Engelli ve Yaşlı Hizmetleri Genel Müdürlüğü tarafından duyurulan ve en güncel verilere göre, 30 Nisan itibarıyla kurum bakımı alan yaşlı ve engelliler arasında toplam 1.030 vaka bulunuyor ve 15 Mayıs itibarıyla kurumlarda koronavirüs kaynaklı vefat sayısının, toplam vefat sayısına oranının yüzde 4 olduğu biliniyor. 14 Mayıs itibarıyla toplam vefat sayısının 4007 olduğu düşünüldüğünde, kurumlarda koronavirüs kaynaklı vefat sayısının yaklaşık 160 olduğu hesaplanabilir. Alınan önlemler ve paylaşılan veriler göz önünde bulundurulduğunda, Türkiye’nin bakım kurumları anlamında Avrupa’daki kötü örneklerin uzağında olduğu söylenebilir.
Bağımsız yaşam hakkı
Her ne kadar medyada kurum bakımı kapsamında büyük çoğunlukla huzurevi vurgusu yapılıyor olsa da, kurum bakımında yer alan engelli bireyler de bulunuyor. Mart 2020 verilerine göre yaşlı bakım kurumlarında 27.472 kişi bulunuyorken engelli bakım kurumlarında 26.995 kişi var. Bakım kurumlarındaki engellilerin 7.064’ü, toplamda 256 Bakım ve Rehabilitasyon Merkezleri ile Umut Evlerinde, 19.931 engelli ise toplamda 267 özel bakım kuruluşunda yaşıyor.
Bu noktada, Türkiye’nin de taraf olduğu Birleşmiş Milletler Engelli Hakları Sözleşmesi’ne değinmek önemli. Sözleşmenin 19. maddesi, engellilerin ‘Bağımsız Yaşayabilme ve Topluma Dahil Olma’ hakkını güvence altına alır. Maddeye göre, “Engelli bireyler nerede ve kiminle yaşayacaklarını seçme hakkına sahiptir ve özel bir yaşama düzenine zorlanamazlar” ve “Engelli bireylerin toplumdan tecridi ve ayrı tutulması önlenmeli”dir.

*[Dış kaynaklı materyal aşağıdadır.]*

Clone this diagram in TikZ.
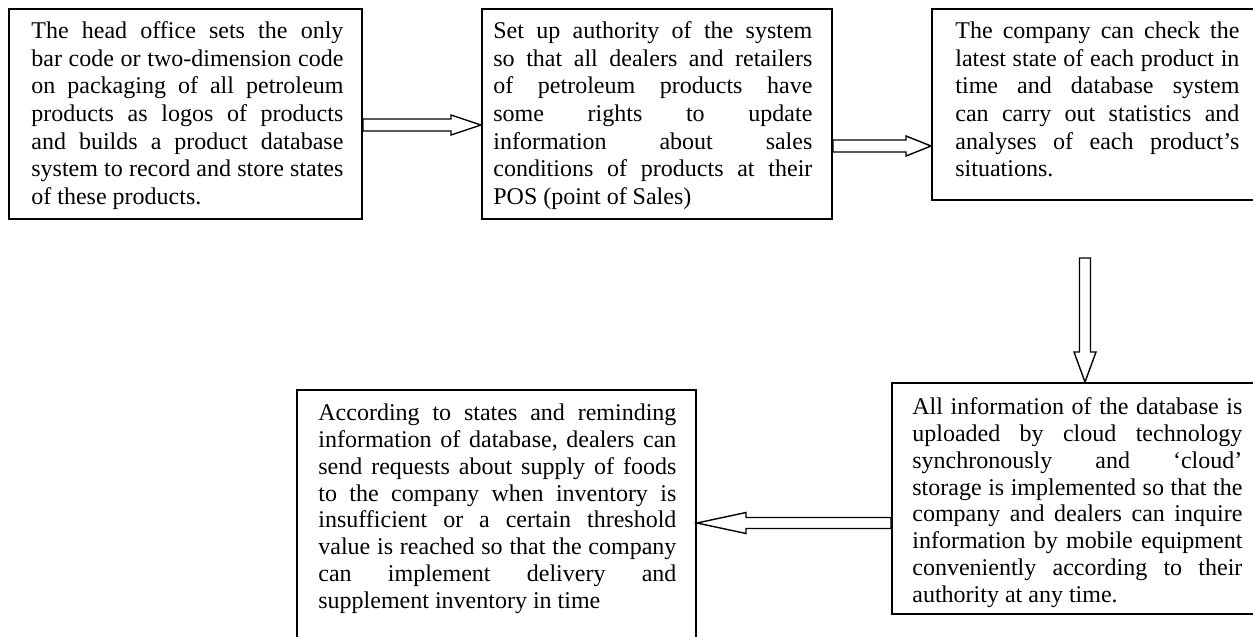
\documentclass[tikz,border=0pt]{standalone}
\usepackage{fontspec}
\setmainfont{Liberation Serif}[Ligatures=NoCommon]
\usetikzlibrary{calc}
\tikzset{
  box/.style={draw, line width=1pt, inner sep=0pt},
  txt/.style={anchor=north west, inner sep=0pt, align=justify,
    font=\fontsize{12}{13.8}\selectfont,
    execute at begin node={\frenchspacing\hyphenpenalty=10000\relax\exhyphenpenalty=10000\relax\tolerance=10000\relax}},
  txtlow/.style={txt, font=\fontsize{12}{13.4}\selectfont},
  arr/.style={draw, line width=0.7pt, fill=white, line join=miter}
}
% #1 start, #2 tip, #3 shaft half width, #4 head half width, #5 head length
\newcommand\blockarr[5]{%
  \coordinate (hb) at ($(#2)!#5!(#1)$);
  \draw[arr] ($(#1)!#3!-90:(#2)$) -- ($(hb)!#3!90:(#1)$) -- ($(hb)!#4!90:(#1)$)
    -- (#2) -- ($(hb)!#4!-90:(#1)$) -- ($(hb)!#3!-90:(#1)$) -- ($(#1)!#3!90:(#2)$) -- cycle;}
\begin{document}
\begin{tikzpicture}[x=0.5pt,y=-0.5pt]
\useasboundingbox (0,0) rectangle (1253,637);
\clip (0,0) rectangle (1253,637);
\fill[white] (0,0) rectangle (1253,637);

\node[box, minimum width=176.5pt, minimum height=105pt] (b1) at (185.5,114) {};
\node[box, minimum width=175pt, minimum height=105pt] (b2) at (657,114) {};
\node[box, minimum width=169pt, minimum height=95.5pt] (b3) at (1101,104.5) {};
\node[box, minimum width=189pt, minimum height=115.5pt] (b4) at (1081,498.5) {};
\node[box, minimum width=199.5pt, minimum height=135pt] (b5) at (496.5,525) {};

\node[txt, text width=156pt] (t1) at (31,19) {\strut The head office sets the only\linebreak
bar code or two-dimension code\linebreak
on packaging of all petroleum\linebreak
products as logos of products\linebreak
and builds a product database\linebreak
system to record and store states\linebreak
of these products.};

\node[txt, text width=159.5pt] (t2) at (493,19) {\strut Set up authority of the system\linebreak
so that all dealers and retailers\linebreak
of petroleum products have\linebreak
some rights to update\linebreak
information about sales\linebreak
conditions of products at their\linebreak
POS (point of Sales)};

\node[txt, text width=142pt] (t3) at (955,19) {\strut The company can check the\linebreak
latest state of each product in\linebreak
time and database system\linebreak
can carry out statistics and\linebreak
analyses of each product’s\linebreak
situations.};

\node[txtlow, text width=165pt] (t4) at (912,395.5) {\strut All information of the database is\linebreak
uploaded by cloud technology\linebreak
synchronously and ‘cloud’\linebreak
storage is implemented so that the\linebreak
company and dealers can inquire\linebreak
information by mobile equipment\linebreak
conveniently according to their\linebreak
authority at any time.};

\node[txtlow, text width=179pt] (t5) at (318,401.5) {\strut According to states and reminding\linebreak
information of database, dealers can\linebreak
send requests about supply of foods\linebreak
to the company when inventory is\linebreak
insufficient or a certain threshold\linebreak
value is reached so that the company\linebreak
can implement delivery and\linebreak
supplement inventory in time};

\coordinate (a1s) at (b1.east |- 0,125);
\coordinate (a1t) at (b2.west |- 0,125);
\coordinate (a2s) at (b2.east |- 0,146);
\coordinate (a2t) at (b3.west |- 0,146);
\coordinate (a3s) at (1085,258);
\coordinate (a3t) at (1085,0 |- b4.north);
\coordinate (a4s) at (b4.west |- 0,523);
\coordinate (a4t) at (b5.east |- 0,523);

\blockarr{a1s}{a1t}{3pt}{5pt}{15pt}
\blockarr{a2s}{a2t}{3pt}{5pt}{12.5pt}
\blockarr{a3s}{a3t}{2.75pt}{5.5pt}{15pt}
\blockarr{a4s}{a4t}{2.75pt}{5.25pt}{24.5pt}
\end{tikzpicture}
\end{document}
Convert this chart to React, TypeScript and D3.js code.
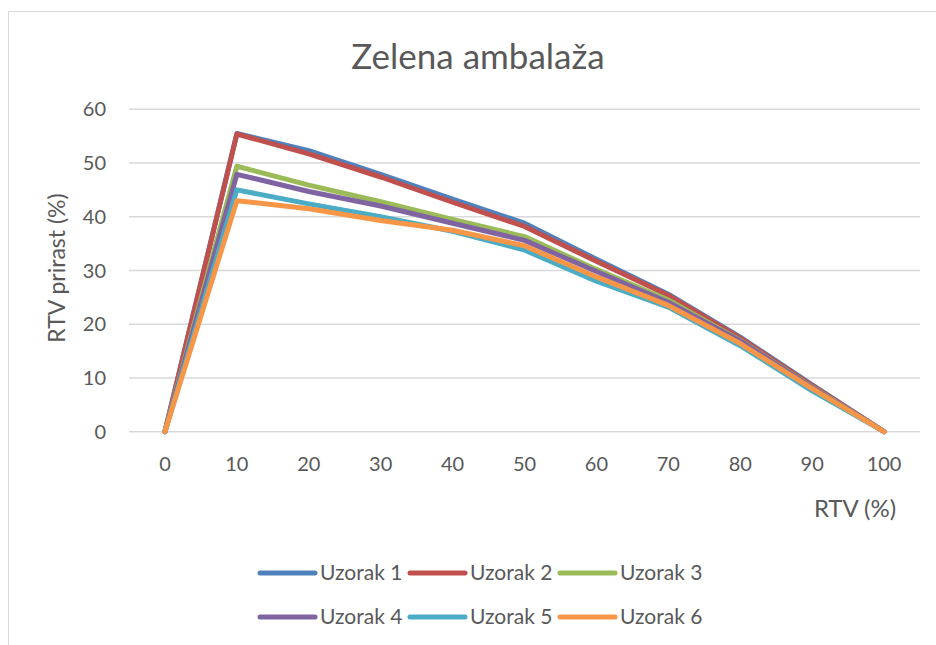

Sözleşmenin 19. maddesinden yola çıkarak, engelliler için kurum bakımının sözleşmeye aykırı olduğu görülüyor.
Bakım kurumları, Birleşmiş Milletler Engelli Hakları Komitesi’nin Türkiye hakkında yazdığı raporda da konu edildi. Komite’nin 19. Madde kapsamında endişe duyduğu konular şu şekilde sıralanabilir: Engelli bireylerin bağımsız yaşam ve kendi ikamet yerlerini seçme hakkını tanıyan yasal bir çerçevenin olmaması, engellilerin “umut evleri” gibi tesislerde kalması ve toplumda barınma hakkına erişimin sağlanmasına yönelik tedbirlerin olmaması.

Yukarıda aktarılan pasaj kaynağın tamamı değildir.